Children are taught to fail (Jeff J Mitchell/Getty Images)

Kieran is a tall, stocky 14-year-old. He likes being outside and fixing cars. He describes school as “like being in a prison”. He has always hated it — when he was little, his mum sometimes had to carry him in under her arm, but he’s well past the size where that was possible.
After an altercation with a member of staff in the summer term, he didn’t return for the rest of the year. Instead, he spent much of the time with his dad, a labourer who picks up jobs on farms and building sites, doing what sounded like back-breaking work from the time he would normally get up for school until long after he would normally get home. He loved it — he likes getting on and doing things, and being useful rather than being treated, however sensitively, as a problem.
Kieran is one of many such problems. And as more than 100 schools threaten not to reopen this term, their plight looks set to be ignored once again. One in four English children are persistently absent from school; one in 50 are missing more than half. Among pupils in years 10 and 11, a third are missing the equivalent of at least one GCSE’s worth of school.
Often, these cases are referred to mental health teams like the one I work in, which were set up to address common problems around behaviour, anxiety and low mood with brief self-help treatments.
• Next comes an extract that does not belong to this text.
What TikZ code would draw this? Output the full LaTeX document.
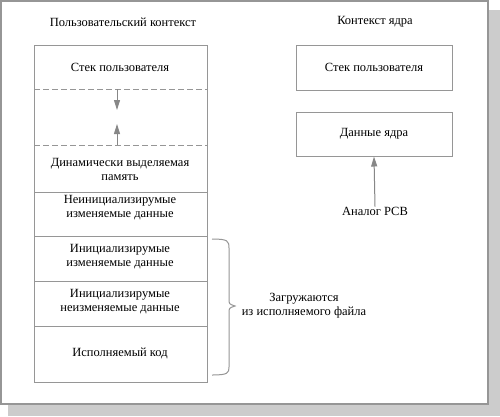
\documentclass[tikz,border=0pt]{standalone}
\usepackage{fontspec}
\setmainfont{Liberation Serif}
\newfontfamily\rfont{Liberation Serif}
\usetikzlibrary{arrows.meta}
\definecolor{lg}{RGB}{150,150,150}
\definecolor{ag}{RGB}{135,135,135}
\definecolor{sh}{RGB}{204,204,204}
\tikzset{
  lbl/.style={font=\rfont\fontsize{12.5}{14}\selectfont, align=center, inner sep=0pt},
  frame/.style={draw=lg, line width=1.4pt},
  box/.style={draw=lg, line width=1pt},
  dash line/.style={draw=lg, line width=1pt, dash pattern=on 6pt off 3pt},
  garrow/.style={draw=ag, line width=1pt, -{Triangle[length=10pt,width=6pt]}},
}
\begin{document}
\begin{tikzpicture}[x=1pt,y=-1pt]
\useasboundingbox (0,0) rectangle (500,416);
% shadow and frame
\fill[sh] (8,10) rectangle (500,416);
\draw[frame, fill=white] (1,1) rectangle (488,404);
% titles
\node[lbl] (tuser) at (123,22) {Пользовательский контекст};
\node[lbl] (tkern) at (375,22) {Контекст ядра};
% left column
\node[box, minimum width=173pt, minimum height=337pt, inner sep=0pt] (lbox) at (120.5,213.5) {};
\coordinate (d1l) at (34,89);  \coordinate (d1r) at (207,89);
\coordinate (d2l) at (34,145); \coordinate (d2r) at (207,145);
\coordinate (s1l) at (34,192); \coordinate (s1r) at (207,192);
\coordinate (s2l) at (34,236); \coordinate (s2r) at (207,236);
\coordinate (s3l) at (34,281); \coordinate (s3r) at (207,281);
\coordinate (s4l) at (34,326); \coordinate (s4r) at (207,326);
\draw[dash line] (d1l) -- (d1r);
\draw[dash line] (d2l) -- (d2r);
\draw[box] (s1l) -- (s1r);
\draw[box] (s2l) -- (s2r);
\draw[box] (s3l) -- (s3r);
\draw[box] (s4l) -- (s4r);
\coordinate (a1s) at (117,89);  \coordinate (a1e) at (117,110);
\coordinate (a2s) at (117,145); \coordinate (a2e) at (117,124);
\draw[garrow] (a1s) -- (a1e);
\draw[garrow] (a2s) -- (a2e);
\node[lbl] (stack) at (120,67) {Стек пользователя};
\node[lbl] (heap) at (120,169) {Динамически выделяемая\\память};
\node[lbl] (bss) at (120,208) {Неинициализирумые\\изменяемые данные};
\node[lbl] (data) at (120,257) {Инициализирумые\\изменяемые данные};
\node[lbl] (rodata) at (120,302) {Инициализирумые\\неизменяемые данные};
\node[lbl] (code) at (120,353) {Исполняемый код};
% brace
\draw[draw=lg, line width=1pt] (212,239) .. controls (228,239) and (229,241) .. (229,248) -- (229,299) .. controls (229,304) .. (235,306) .. controls (229,308) .. (229,313) -- (229,367) .. controls (229,373) and (228,375) .. (212,375);
\node[lbl] (load) at (304,306) {Загружаются\\из исполняемого файла};
% right column
\node[box, minimum width=156pt, minimum height=45pt, inner sep=0pt, font=\rfont\fontsize{12.5}{14}\selectfont] (kstack) at (374,67.5) {Стек пользователя};
\node[box, minimum width=156pt, minimum height=44pt, inner sep=0pt, font=\rfont\fontsize{12.5}{14}\selectfont] (kdata) at (374,134) {Данные ядра};
\node[lbl] (pcb) at (375,211) {Аналог PCB};
\draw[garrow] (pcb.north) -- (kdata.south);
\end{tikzpicture}
\end{document}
What happens in practice, however, is more complicated: schools, faced with scant resources, often end up referring children out of a need to be seen to be doing something, and low attendance often features.
Kieran, for example, had an Education, Health and Care plan (EHCP) — the highest level of support for special educational needs — for dyslexia and ADHD. His mum begged his teachers to let him sit certain classes out, so he could focus on a handful of core subjects rather than skip school entirely, but there wasn’t much they could do — in the name of inclusivity, the school is expected to provide a full curriculum for all children, including those with special educational needs and disabilities (SEND).
Kieran was, in effect, a victim of a doggedly one-size-fits-all approach which maintains that everything can be fixed with education. It started with Blair, who believed in sending half the population to university: his argument was that academically clever people went to university, so if everyone went to university, everyone would be academically clever. Britain’s next wave of reformers, Dominic Cummings and Michael Gove, held that a traditional knowledge-rich curriculum would impart more information and better life chances to English children. Pisa results indicate that it probably has, but that average contains multitudes, and some of them aren’t coming into school. And it isn’t just the children with diagnosed special needs that suffer — it can be a pretty bleak experience for those who simply aren’t academic, too.